Her work, she says, is becoming increasingly sustainable. She uses recycled silver, and instead of jewellery wire, old electric wire. “And people bring me copper mirror frames, old household things that I can cut apart and turn into bangles and so on,” she says. One of her favourite pieces – “The Moon over Machrie Moor”, in copper and labradorite –  uses a piece of bog oak she was given by the Corrie-based sculptor Marvin Elliott “years ago”

“The Moon over Machrie Moor”, in copper and labradorite – uses a piece of bog oak she was given by the Corrie-based sculptor Marvin Elliott “years ago”.

Bangle inspired by dry stone dyke.

For visitors who make the trip to Kilmory, she recommends making a day of it. The hall is at the start of an easy trail to the beach, which you can walk along for miles at low tide, and there are networks of paths in the woods. “If you have a car, or want to walk eight miles, the standing stones in Auchenleffen are worthwhile. And the forestry tracks are wonderful.” I wonder where her favourite place is? “If you have a favourite place, it’s you and the place, so you don’t want too many people to know about it,” she says with a smile. “But I just love forests and going into the forest.”

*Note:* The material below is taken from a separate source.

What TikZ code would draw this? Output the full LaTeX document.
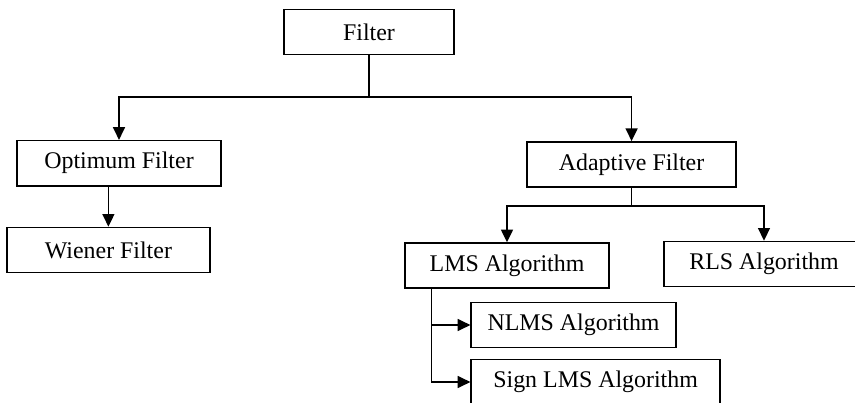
\documentclass[tikz,border=0pt]{standalone}
\usepackage{fontspec}
\setmainfont{Liberation Serif}
\usepackage{tikz}
\usetikzlibrary{positioning, arrows.meta}

\begin{document}
\begin{tikzpicture}[
        block/.style = {shape = rectangle, draw = black, line width = 1pt, minimum height = 1.13cm, inner sep = 0pt, font = \fontsize{17}{20}\selectfont},
        link/.style = {line width = 1pt, -{Triangle[length = 9pt, width = 8.5pt]}},
        wire/.style = {line width = 1pt}
    ]
                \useasboundingbox (0, 0) rectangle (21.375, -10.075);

                \node [block, minimum width = 4.25cm] (filter) at (9.225, -0.8) {Filter};
                \node [block, minimum width = 5.1cm] (optimum) at (2.975, -4.08) {Optimum Filter};
                \node [block, minimum width = 5.075cm] (wiener) at (2.71, -6.25) {Wiener Filter};
                \node [block, minimum width = 5.225cm] (adaptive) at (15.79, -4.11) {Adaptive Filter};
                \node [block, minimum width = 5.1cm] (lms) at (12.675, -6.64) {LMS Algorithm};
                \node [block, minimum width = 5.0cm] (rls) at (19.1, -6.6) {RLS Algorithm};
                \node [block, minimum width = 5.125cm] (nlms) at (14.34, -8.125) {NLMS Algorithm};
                \node [block, minimum width = 6.225cm] (sign) at (14.89, -9.55) {Sign LMS Algorithm};

                \coordinate (split) at (9.225, -2.425);
                \coordinate (splitA) at (15.79, -5.15);
                \coordinate (tap) at ([xshift = 0.675cm] lms.south west);

                \draw [wire] (filter) -- (split);
                \draw [link] (split) -| (optimum);
                \draw [link] (split) -| (adaptive);
                \draw [link] (optimum.south -| wiener.north) -- (wiener);
                \draw [wire] (adaptive) -- (splitA);
                \draw [link] (splitA) -| (lms);
                \draw [link] (splitA) -| (rls);
                \draw [link] (tap) |- (nlms);
                \draw [link] (tap) |- (sign);
            \end{tikzpicture}
\end{document}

As I leave, back through the turquoise door, a couple have just arrived and are gushing with praise for Assja’s work. “Oh, this one’s beautiful,” I hear. And I smile to think of this self-taught talent tucked away in Arran’s remote southwest. As I drive north and east, returning to Brodick, my eyes are irresistibly drawn over the fields to the sea, but this time I see the view in Assja’s colours.


About Arran Open Studios

Arran Open Studios is an annual initiative incorporating painters, sculptors and craftspeople from the Isle of Arran. Launched in 2012, it operates under the umbrella arts charity the Arran Theatre and Arts Trust. This year, it takes place from 16-19 August.